Butter is a farce placed in high gear and aimed directly at breadbasket America’s conservative hypocrisy. This 2011 film with an ensemble cast never says sorry and attempts to blasts many of the political and religious sentiments that exist throughout America’s current media outlets. Using what would typically be a banal competitive hobby, butter sculpting, this film constantly pokes fun at a barrage of characters who never seem to realize how ridiculous their actions are.
Destiny (Yara Shahidi) has shuffled from foster home to foster home with little hope until she finally lands in the hands of Jack and Jill Emmet (Rob Corddry and Alicia Silverstone respectively) who are ready to provide the unconditional love Destiny always needed, and even supports Destiny’s interest in competitive butter sculpting. Her hero, Bob Pickler (Ty Burrell) is a champion butter sculptor who has been pressured to hang up his carving tools just as his wife, Laura (Jennifer Garner), chooses to pick up where Bob left off after she catches him with a prostitute Brooke (Olivia Wilde) who was stiffed by Bob. Destiny, Laura, Brooke and a fanatic butter sculpting fan (Kristen Schaal) compete in a regional butter sculpting contest, each with their own goal in mind.

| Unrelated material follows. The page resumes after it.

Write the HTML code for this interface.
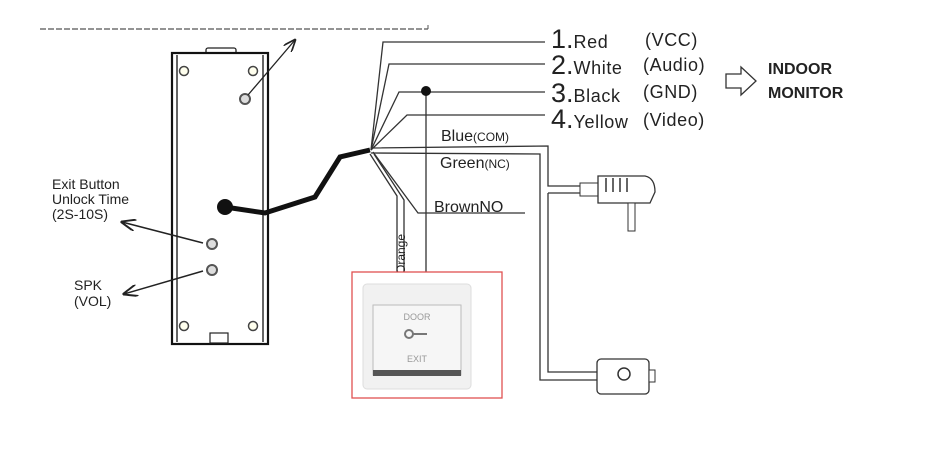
<!DOCTYPE html>
<html><head><style>
html,body{margin:0;padding:0;background:#fff;width:930px;height:465px;overflow:hidden}
svg{display:block}
text{font-family:"Liberation Sans",sans-serif;fill:#222}
</style></head><body>
<svg width="930" height="465" viewBox="0 0 930 465">
<defs><marker id="ar" markerWidth="10" markerHeight="8" refX="9" refY="4" orient="auto"><path d="M0,0 L10,4 L0,8" fill="none" stroke="#222" stroke-width="1.3"/></marker></defs>
<line x1="40" y1="29" x2="428" y2="29" stroke="#555" stroke-width="1.2" stroke-dasharray="6,2"/>
<line x1="428" y1="25" x2="428" y2="29" stroke="#555"/>
<rect x="206" y="48" width="30" height="6" rx="2" fill="#fff" stroke="#222" stroke-width="1.3"/>
<rect x="172" y="53" width="96" height="291" fill="#fff" stroke="#111" stroke-width="2.2"/>
<line x1="177" y1="55" x2="177" y2="342" stroke="#222" stroke-width="1.4"/>
<line x1="263" y1="55" x2="263" y2="342" stroke="#222" stroke-width="1.4"/>
<rect x="210" y="333" width="18" height="10" fill="#fff" stroke="#222" stroke-width="1.2"/>
<g fill="#ffe" stroke="#444" stroke-width="1.5">
<circle cx="184" cy="71" r="4.5"/><circle cx="253" cy="71" r="4.5"/>
<circle cx="184" cy="326" r="4.5"/><circle cx="253" cy="326" r="4.5"/>
</g>
<g fill="#ddd" stroke="#555" stroke-width="2">
<circle cx="245" cy="99" r="5"/><circle cx="212" cy="244" r="5"/><circle cx="212" cy="270" r="5"/>
</g>
<line x1="248" y1="95" x2="295" y2="40" stroke="#222" stroke-width="1.3" marker-end="url(#ar)"/>
<line x1="203" y1="243" x2="122" y2="222" stroke="#222" stroke-width="1.5" marker-end="url(#ar)"/>
<line x1="203" y1="271" x2="124" y2="294" stroke="#222" stroke-width="1.5" marker-end="url(#ar)"/>
<text x="52" y="189" font-size="14">Exit Button</text>
<text x="52" y="204" font-size="14">Unlock Time</text>
<text x="52" y="219" font-size="14">(2S-10S)</text>
<text x="74" y="290" font-size="14">SPK</text>
<text x="74" y="306" font-size="14">(VOL)</text>
<path d="M225,207 L265,213 L315,197 L340,157 L370,150" fill="none" stroke="#111" stroke-width="5"/>
<circle cx="225" cy="207" r="8" fill="#111"/>
<g fill="none" stroke="#333" stroke-width="1.3">
<path d="M371,150 L383,42 L545,42"/>
<path d="M371,150 L389,64 L545,64"/>
<path d="M371,150 L399,92 L545,92"/>
<path d="M371,150 L407,115 L545,115"/>
<path d="M371,148 L548,146 L548,186 L580,186"/>
<path d="M371,153 L540,154 L540,380 L600,380"/>
<path d="M548,193 L580,193 M548,193 L548,372 L600,372"/>
<path d="M373,152 L418,213 L525,213"/>
<path d="M370,154 L397,196 L397,272"/>
<path d="M374,154 L404,200 L404,272"/>
<line x1="426" y1="91" x2="426" y2="272"/>
</g>
<circle cx="426" cy="91" r="5" fill="#111"/>
<text transform="translate(405,274) rotate(-90)" font-size="12">Orange</text>
<text x="441" y="141" font-size="16">Blue<tspan font-size="12">(COM)</tspan></text>
<text x="440" y="168" font-size="16">Green<tspan font-size="12">(NC)</tspan></text>
<text x="434" y="212" font-size="16">BrownNO</text>
<g font-size="18" letter-spacing="0.6">
<text x="551" y="48"><tspan font-size="27" letter-spacing="0">1.</tspan>Red</text><text x="645" y="46">(VCC)</text>
<text x="551" y="74"><tspan font-size="27" letter-spacing="0">2.</tspan>White</text><text x="643" y="71">(Audio)</text>
<text x="551" y="102"><tspan font-size="27" letter-spacing="0">3.</tspan>Black</text><text x="643" y="98">(GND)</text>
<text x="551" y="128"><tspan font-size="27" letter-spacing="0">4.</tspan>Yellow</text><text x="643" y="126">(Video)</text>
</g>
<path d="M726,74 L741,74 L741,67 L756,81 L741,95 L741,88 L726,88 Z" fill="#fff" stroke="#333" stroke-width="1.3"/>
<text x="768" y="74" font-size="16" font-weight="bold">INDOOR</text>
<text x="768" y="98" font-size="16" font-weight="bold">MONITOR</text>
<rect x="580" y="183" width="18" height="13" fill="#fff" stroke="#333"/>
<path d="M598,176 L645,176 Q655,178 655,192 L650,203 L598,203 Z" fill="#fff" stroke="#333" stroke-width="1.3"/>
<g stroke="#333" stroke-width="1.5"><line x1="606" y1="178" x2="606" y2="192"/><line x1="613" y1="178" x2="613" y2="192"/><line x1="620" y1="178" x2="620" y2="192"/><line x1="627" y1="178" x2="627" y2="192"/></g>
<rect x="628" y="203" width="7" height="28" fill="#fff" stroke="#333"/>
<rect x="597" y="359" width="52" height="35" rx="4" fill="#fff" stroke="#333" stroke-width="1.3"/>
<circle cx="624" cy="374" r="6" fill="#fff" stroke="#333" stroke-width="1.5"/>
<rect x="649" y="370" width="6" height="12" fill="#fff" stroke="#333"/>
<rect x="352" y="272" width="150" height="126" fill="#fff" stroke="#e05050" stroke-width="1.3"/>
<rect x="363" y="284" width="108" height="105" rx="4" fill="#f1f1f1" stroke="#ddd"/>
<rect x="373" y="305" width="88" height="70" fill="#f6f6f6" stroke="#bbb"/>
<rect x="373" y="370" width="88" height="6" fill="#555"/>
<text x="417" y="320" font-size="9" text-anchor="middle" style="fill:#999">DOOR</text>
<text x="417" y="362" font-size="9" text-anchor="middle" style="fill:#999">EXIT</text>
<circle cx="409" cy="334" r="4" fill="none" stroke="#777" stroke-width="2"/>
<line x1="413" y1="334" x2="427" y2="334" stroke="#777" stroke-width="2"/>
</svg>
</body></html>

Butter is the perfect dairy product, or any product for that matter, to exemplify the American Breadbasket, obesity, and movement conservatism in general. American citizens are continuously among some of the largest, most obese people in the world. Corn and butter are items that are constantly found in most processed foods, so much in fact, they are the prime ingredients for popcorn, an American movie theater staple. Paula Deen seems to procure dishes that appear to be mostly made of butter, but this film’s characters surround butter as this illuminating product meant to be sculpted into art, then interpreted and praised. There are many seemingly mundane competitive hobbies and butter sculpting encapsulates the product that fattens America and keeps it sedated in a food coma. Butter uses this competitive hobby as the core to unite warring characters who are replacements for the warring factions in American politics and intellectualism.

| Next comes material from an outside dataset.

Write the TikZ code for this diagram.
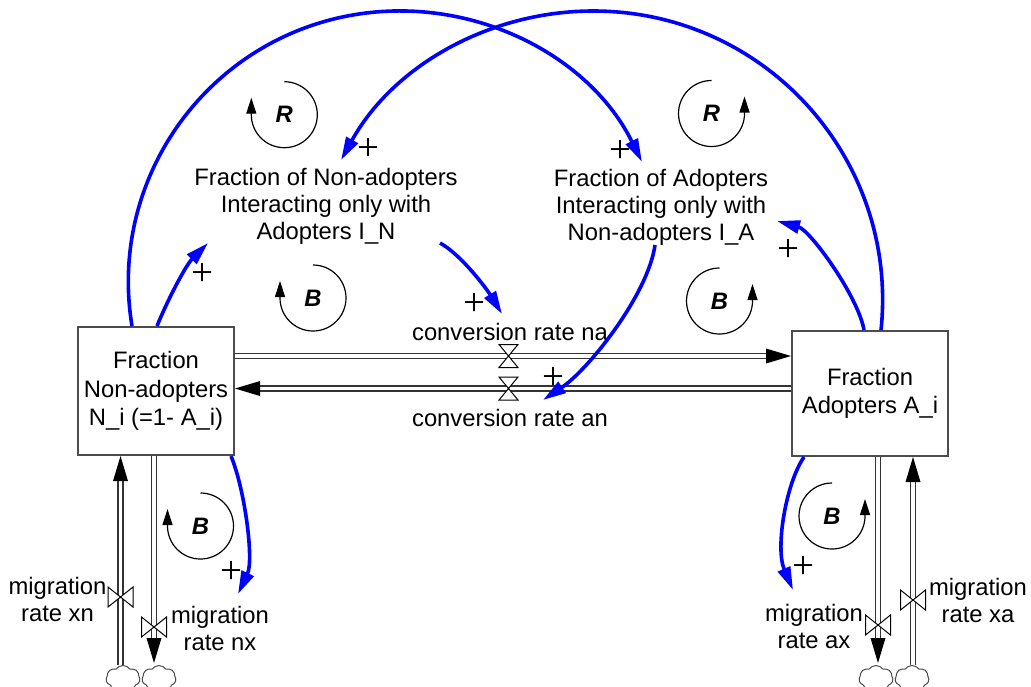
\documentclass[tikz,border=0pt]{standalone}
\usepackage{fontspec}
\setmainfont{Liberation Sans}
\newfontfamily\plusfont{Liberation Serif}
\usetikzlibrary{arrows.meta,calc,shapes.symbols}
\tikzset{
  txt/.style={font=\fontsize{11.9pt}{13.5pt}\selectfont, align=center, inner sep=0pt},
  stock/.style={draw=black!70, line width=1pt, fill=white, inner sep=0pt, minimum width=78pt, font=\fontsize{11.9pt}{14.3pt}\selectfont, align=center},
  infolink/.style={draw=blue, line width=1.8pt, -{Triangle[length=11.5pt,width=6.5pt]}},
  flowpipe/.style={draw=black!80, line width=0.65pt, double=white, double distance=1.85pt},
  tipfill/.style={fill=black},
  valveshape/.style={draw=black, fill=white, line width=0.5pt},
  loopline/.style={draw=black, line width=0.6pt, -{Triangle[length=8pt,width=5pt]}},
  looptext/.style={font=\fontsize{11.9pt}{13.5pt}\selectfont\bfseries\itshape, inner sep=0pt},
  polar/.style={font=\plusfont\fontsize{19.5pt}{19.5pt}\selectfont, inner sep=0pt},
  cloudnode/.style={cloud, draw=black!70, line width=0.5pt, cloud puffs=7, cloud puff arc=110, aspect=1.25, minimum width=17pt, minimum height=13pt, inner sep=0pt},
  hvalve/.pic={\draw[valveshape] (-9.5,-11.5) -- (9.5,-11.5) -- (0,0) -- cycle (-9.5,11.5) -- (9.5,11.5) -- (0,0) -- cycle;},
  vvalve/.pic={\draw[valveshape] (-12.5,-10) -- (-12.5,10) -- (0,0) -- cycle (12.5,-10) -- (12.5,10) -- (0,0) -- cycle;},
  loopcw/.pic={\draw[loopline] (0,-33) arc[start angle=-90,end angle=180,radius=33] -- ++(0,-17); \node[looptext] at (0,0) {#1};},
  loopccw/.pic={\draw[loopline] (0,-33) arc[start angle=-90,end angle=-360,radius=33] -- ++(0,-17); \node[looptext] at (0,0) {#1};}
}
\begin{document}
\begin{tikzpicture}[x=0.5pt,y=-0.5pt]
\useasboundingbox (0,0) rectangle (1031,686);
\clip (0,0) rectangle (1031,686);
\fill[white] (0,0) rectangle (1031,686);

% stocks and texts
\node[stock, minimum height=64pt] (boxN) at (156,391) {Fraction\\Non-adopters\\N\_i (=1- A\_i)};
\node[stock, minimum height=62.5pt] (boxA) at (870,393.5) {Fraction\\Adopters A\_i};
\node[txt] (IN) at (326,206) {Fraction of Non-adopters\\Interacting only with\\Adopters I\_N};
\node[txt] (IA) at (661,207) {Fraction of Adopters\\Interacting only with\\Non-adopters I\_A};
\node[txt] (cna) at (510,332) {conversion rate na};
\node[txt] (can) at (510,418) {conversion rate an};
\node[txt] (mxn) at (57.5,599) {migration\\rate xn};
\node[txt] (mnx) at (220,628.5) {migration\\rate nx};
\node[txt] (max) at (814,626.5) {migration\\rate ax};
\node[txt] (mxa) at (978,600.5) {migration\\rate xa};

% clouds
\node[cloudnode] (cxn) at (123,678.5) {};
\node[cloudnode] (cnx) at (159,678.5) {};
\node[cloudnode] (cax) at (876,678.5) {};
\node[cloudnode] (cxa) at (912,678.5) {};

% valve positions
\coordinate (vna) at (508.5,356);
\coordinate (van) at (508.5,388.5);
\coordinate (vxn) at (120.5,597);
\coordinate (vnx) at (154,627);
\coordinate (vax) at (878,625);
\coordinate (vxa) at (913,600);

% flow pipes
\draw[flowpipe] (boxN.east |- vna) -- ($(boxA.west |- vna)+(-24,0)$);
\fill[tipfill] (boxA.west |- vna) -- ++(-25,-7.5) -- ++(0,15) -- cycle;
\draw[flowpipe] (boxA.west |- van) -- ($(boxN.east |- van)+(24,0)$);
\fill[tipfill] (boxN.east |- van) -- ++(25,-7.5) -- ++(0,15) -- cycle;
\draw[flowpipe] (vxn |- cxn.north) -- ($(vxn |- boxN.south)+(0,24)$);
\fill[tipfill] (vxn |- boxN.south) -- ++(-7.5,25) -- ++(15,0) -- cycle;
\draw[flowpipe] (vnx |- boxN.south) -- ($(vnx |- cnx.north)+(0,-26)$);
\fill[tipfill] ($(vnx |- cnx.north)+(0,-2)$) -- ++(-7.5,-25) -- ++(15,0) -- cycle;
\draw[flowpipe] (vax |- boxA.south) -- ($(vax |- cax.north)+(0,-26)$);
\fill[tipfill] ($(vax |- cax.north)+(0,-2)$) -- ++(-7.5,-25) -- ++(15,0) -- cycle;
\draw[flowpipe] (vxa |- cxa.north) -- ($(vxa |- boxA.south)+(0,24)$);
\fill[tipfill] (vxa |- boxA.south) -- ++(-7.5,25) -- ++(15,0) -- cycle;

% valves
\pic at (vna) {hvalve};
\pic at (van) {hvalve};
\pic at (vxn) {vvalve};
\pic at (vnx) {vvalve};
\pic at (vax) {vvalve};
\pic at (vxa) {vvalve};

% link end points
\coordinate (eIN1) at (208,243);
\coordinate (eIA1) at (777,221);
\coordinate (sIN) at (440,243);
\coordinate (ecna) at (502,314);
\coordinate (sIA) at (655,245);
\coordinate (ecan) at (543,400);
\coordinate (emnx) at (238,594);
\coordinate (emax) at (793,590);

% information links
\draw[infolink] ($(boxN.north west)+(55,0)$) arc[start angle=170.6, end angle=333.7, radius=270.8];
\draw[infolink] ($(boxA.north west)+(90,0)$) arc[start angle=6, end angle=-151.05, radius=288.8];
\draw[infolink] ($(boxN.north west)+(80,0)$) .. controls (168,299) and (186,265) .. (eIN1);
\draw[infolink] ($(boxA.north west)+(73,0)$) .. controls (858,296) and (810,230) .. (eIA1);
\draw[infolink] (sIN) .. controls (462,255) and (488,291) .. (ecna);
\draw[infolink] (sIA) .. controls (648,295) and (588,370) .. (ecan);
\draw[infolink] ($(boxN.south east)+(-4,0)$) .. controls (245,490) and (254,560) .. (emnx);
\draw[infolink] ($(boxA.south west)+(13,0)$) .. controls (786,483) and (775,548) .. (emax);

% polarities
\node[polar] (p1) at (368,149) {+};
\node[polar] (p2) at (620,151.5) {+};
\node[polar] (p3) at (202.5,274) {+};
\node[polar] (p4) at (474.5,304.5) {+};
\node[polar] (p5) at (788,250.5) {+};
\node[polar] (p6) at (553,378) {+};
\node[polar] (p7) at (231,572) {+};
\node[polar] (p8) at (803.5,567.5) {+};

% loop markers
\pic at (284.3,114.7) {loopcw=R};
\pic at (711.5,113.5) {loopccw=R};
\pic at (313,298) {loopcw=B};
\pic at (719.5,301) {loopccw=B};
\pic at (200.5,526) {loopcw=B};
\pic at (832,516) {loopccw=B};
\end{tikzpicture}
\end{document}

The film relies so heavily on its farcical nature that the plot is messy. But the plot is not the central focus. It is how a child, Destiny, ironically shows the most maturity and intelligence of all the characters. Meanwhile, Laura, a characterchure of how modern, conservative Republicans use shady practices to skirt pass rules and regulations to surpass those who are more talented and play by the rules. Despite Bob’s stardom and success in competition he is unable to stave off the temptations of infidelity. This is an allegory for the misadventures of Tiger Woods, a pop-culture and sports icon who had been unfaithful by enjoying the services of a number of prostitutes. Bob had been mesmerized by Brooke and had corrupted the conservative values that the Picklers had portrayed to the media for decades. Not even Laura was innocent, as her own infidelity leads the Pickler’s legacy of butter sculpting into jeopardy. Bob is a superstar butter sculptor that could do no wrong, and Laura used this event as leverage to gain momentum and launch herself into butter sculpting stardom, and later politics.

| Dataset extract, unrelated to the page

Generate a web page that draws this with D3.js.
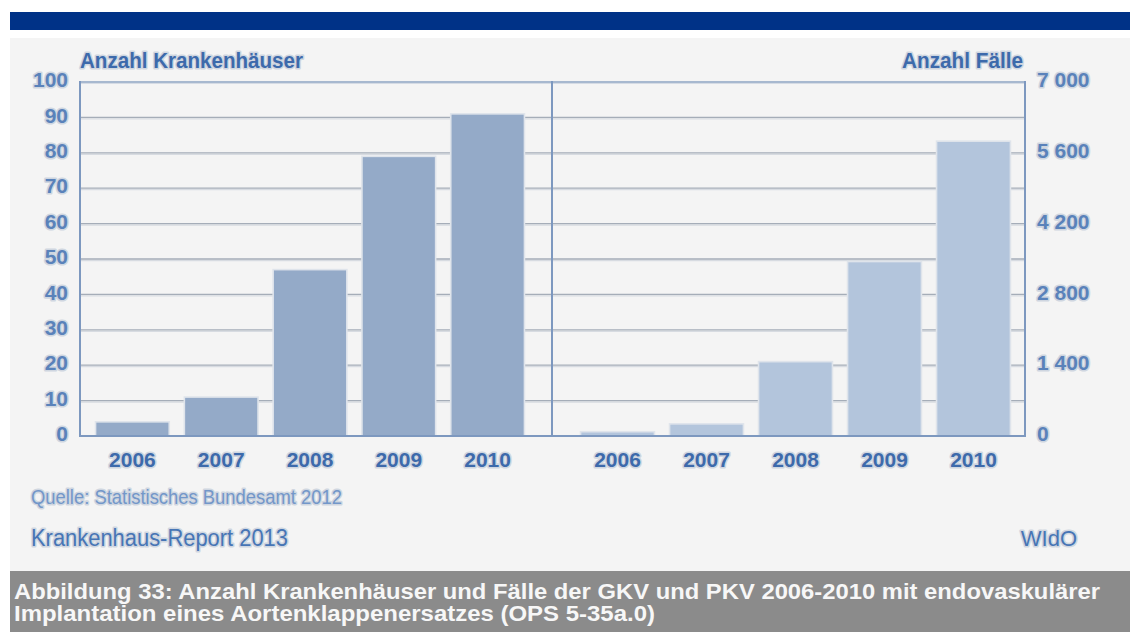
<!DOCTYPE html>
<html lang="de">
<head>
<meta charset="utf-8">
<title>Anzahl Krankenhäuser und Fälle 2006-2010</title>
<script src="https://cdn.jsdelivr.net/npm/d3@7"></script>
<style>
  html, body { margin: 0; padding: 0; background: #ffffff; }
  svg { display: block; }
  .halo { paint-order: stroke; stroke: #cfd6e0; stroke-width: 3.2px; stroke-linejoin: round; }
</style>
</head>
<body>
<svg id="chart" width="1130" height="632"></svg>
<script>
// Years shown on both category axes
const years = ["2006", "2007", "2008", "2009", "2010"];
// Number of hospitals performing the procedure (left panel)
const hospitals = [4, 11, 47, 79, 91];
// Number of cases (right panel)
const cases = [85, 240, 1470, 3450, 5830];
// Tick values for both value axes
const hospitalTicks = [0, 10, 20, 30, 40, 50, 60, 70, 80, 90, 100];
const caseTicks = [0, 1400, 2800, 4200, 5600, 7000];
const gridValues = [10, 20, 30, 40, 50, 60, 70, 80, 90];

const titleLeft = "Anzahl Krankenhäuser";
const titleRight = "Anzahl Fälle";
const sourceText = "Quelle: Statistisches Bundesamt 2012";
const reportText = "Krankenhaus-Report 2013";
const publisherText = "WIdO";
const captionLines = [
  "Abbildung 33:  Anzahl Krankenhäuser und Fälle der GKV und PKV 2006-2010 mit endovaskulärer",
  "Implantation eines Aortenklappenersatzes (OPS 5-35a.0)"
];
const captionWidths = [1086, 641];

const svg = d3.select("#chart");
const W = 1130, H = 632;

// Frame geometry
const plotTop = 82, plotBottom = 436;
const leftAxisX = 80, dividerX = 552, rightAxisX = 1025;

const de = d3.formatLocale({ decimal: ",", thousands: " ", grouping: [3], currency: ["", " €"] });
const fmt = de.format(",");

// Background pieces
svg.append("rect").attr("x", 0).attr("y", 0).attr("width", W).attr("height", H).attr("fill", "#ffffff");
svg.append("rect").attr("x", 10).attr("y", 12).attr("width", W - 10).attr("height", 18).attr("fill", "#003287");
svg.append("rect").attr("x", 10).attr("y", 38).attr("width", W - 10).attr("height", 533).attr("fill", "#f4f4f4");
svg.append("rect").attr("x", 10).attr("y", 571).attr("width", W - 10).attr("height", H - 571).attr("fill", "#8b8b8b");

// Scales
const yL = d3.scaleLinear().domain([0, 100]).range([plotBottom, plotTop]);
const yR = d3.scaleLinear().domain([0, 7000]).range([plotBottom, plotTop]);
const xL = d3.scaleBand().domain(years).range([88, 532]).paddingInner(0.17).paddingOuter(0.085);
const xR = d3.scaleBand().domain(years).range([573, 1018]).paddingInner(0.17).paddingOuter(0.085);

// Gridlines (double line: grey with a soft shadow under it)
const grid = svg.append("g");
grid.selectAll("line.g1").data(gridValues).join("line")
  .attr("x1", leftAxisX).attr("x2", rightAxisX)
  .attr("y1", d => yL(d) + 1.5).attr("y2", d => yL(d) + 1.5)
  .attr("stroke", "#d7dbe1").attr("stroke-width", 1.3);
grid.selectAll("line.g2").data(gridValues).join("line")
  .attr("x1", leftAxisX).attr("x2", rightAxisX)
  .attr("y1", d => yL(d)).attr("y2", d => yL(d))
  .attr("stroke", "#a5adb8").attr("stroke-width", 1.3);

// Bars
function drawBars(x, y, values, fill) {
  svg.append("g").selectAll("rect").data(values).join("rect")
    .attr("x", (d, i) => x(years[i]))
    .attr("width", x.bandwidth())
    .attr("y", d => y(d))
    .attr("height", d => plotBottom - y(d))
    .attr("fill", fill)
    .attr("stroke", "#dfe4eb")
    .attr("stroke-width", 1.6);
}
drawBars(xL, yL, hospitals, "#94aac8");
drawBars(xR, yR, cases, "#b3c5dc");

// Frame lines
const frame = svg.append("g").attr("stroke-linecap", "square");
frame.append("line").attr("x1", leftAxisX).attr("x2", rightAxisX).attr("y1", plotTop + 1.5).attr("y2", plotTop + 1.5)
  .attr("stroke", "#d5dbe4").attr("stroke-width", 1.2);
frame.append("line").attr("x1", leftAxisX).attr("x2", rightAxisX).attr("y1", plotTop).attr("y2", plotTop)
  .attr("stroke", "#8ea4c3").attr("stroke-width", 1.6);
[leftAxisX, dividerX, rightAxisX].forEach(xp => {
  frame.append("line").attr("x1", xp).attr("x2", xp).attr("y1", plotTop).attr("y2", plotBottom)
    .attr("stroke", "#7d98bf").attr("stroke-width", 2);
});
frame.append("line").attr("x1", leftAxisX).attr("x2", rightAxisX).attr("y1", plotBottom).attr("y2", plotBottom)
  .attr("stroke", "#7d98bf").attr("stroke-width", 2);

// Value axes (labels only)
function styleAxis(g, color, size, weight) {
  g.select(".domain").remove();
  g.selectAll(".tick line").remove();
  g.selectAll("text")
    .attr("class", "halo")
    .attr("fill", color)
    .style("font-family", "'Liberation Sans', Arial, sans-serif")
    .style("font-size", size + "px")
    .style("font-weight", weight);
}
svg.append("g").attr("transform", `translate(${leftAxisX},-2)`)
  .call(d3.axisLeft(yL).tickValues(hospitalTicks).tickSize(0).tickPadding(12))
  .call(g => styleAxis(g, "#5a82ba", 21, "bold"));
svg.append("g").attr("transform", `translate(${rightAxisX},-2)`)
  .call(d3.axisRight(yR).tickValues(caseTicks).tickSize(0).tickPadding(12).tickFormat(fmt))
  .call(g => styleAxis(g, "#5a82ba", 21, "bold"));

// Category axes (labels only)
svg.append("g").attr("transform", `translate(0,${plotBottom})`)
  .call(d3.axisBottom(xL).tickSize(0).tickPadding(16))
  .call(g => styleAxis(g, "#3d6aab", 21, "bold"));
svg.append("g").attr("transform", `translate(0,${plotBottom})`)
  .call(d3.axisBottom(xR).tickSize(0).tickPadding(16))
  .call(g => styleAxis(g, "#3d6aab", 21, "bold"));

// Text helper
function label(x, y, text, opts) {
  const t = svg.append("text")
    .attr("x", x).attr("y", y)
    .attr("class", "halo")
    .attr("fill", opts.color)
    .attr("text-anchor", opts.anchor || "start")
    .style("font-family", "'Liberation Sans', Arial, sans-serif")
    .style("font-size", opts.size + "px")
    .style("font-weight", opts.weight || "normal")
    .text(text);
  if (opts.len) t.attr("textLength", opts.len).attr("lengthAdjust", "spacingAndGlyphs");
  return t;
}

// Axis titles
label(leftAxisX, 68, titleLeft, { color: "#3d6aab", size: 22, weight: "bold", len: 223 });
label(rightAxisX - 2, 68, titleRight, { color: "#3d6aab", size: 22, weight: "bold", anchor: "end", len: 121 });

// Source and report lines
label(31, 504, sourceText, { color: "#7397c9", size: 21, len: 311 });
label(31, 546, reportText, { color: "#4775b5", size: 23, len: 257 });
label(1077, 546, publisherText, { color: "#4775b5", size: 22, anchor: "end" });

// Caption
svg.append("g").selectAll("text").data(captionLines).join("text")
  .attr("x", 14)
  .attr("y", (d, i) => 599 + i * 22)
  .attr("fill", "#f7f7f7")
  .attr("textLength", (d, i) => captionWidths[i])
  .attr("lengthAdjust", "spacingAndGlyphs")
  .style("font-family", "'Liberation Sans', Arial, sans-serif")
  .style("font-size", "21.5px")
  .style("font-weight", "bold")
  .text(d => d);
</script>
</body>
</html>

Performances by Garner, Hugh Jackman, and Corddry are all reversals of their typical roles, yet they seem to be having the most fun. Schaal rehashes a similar fanatic character from Flight of the Conchords that launched her to fame. Shahidi portrays the youthful innocence and the wise naïveté necessary to drive the narrative’s contradictory and farcical nature. Burrell, like Jackman, portrays a blundering and easily manipulated male who is essentially submissive to Laura. This submissive nature of conservative males by a female character evokes the mama grizzly sensibility made by famous by Sarah Palin’s haphazard Presidential campaigns and relentless conservative mothers everywhere. Butter has excelled in replacing many real-world scandals and faux-pas with charactertures that gives the film enough weight to carry itself from beginning to end.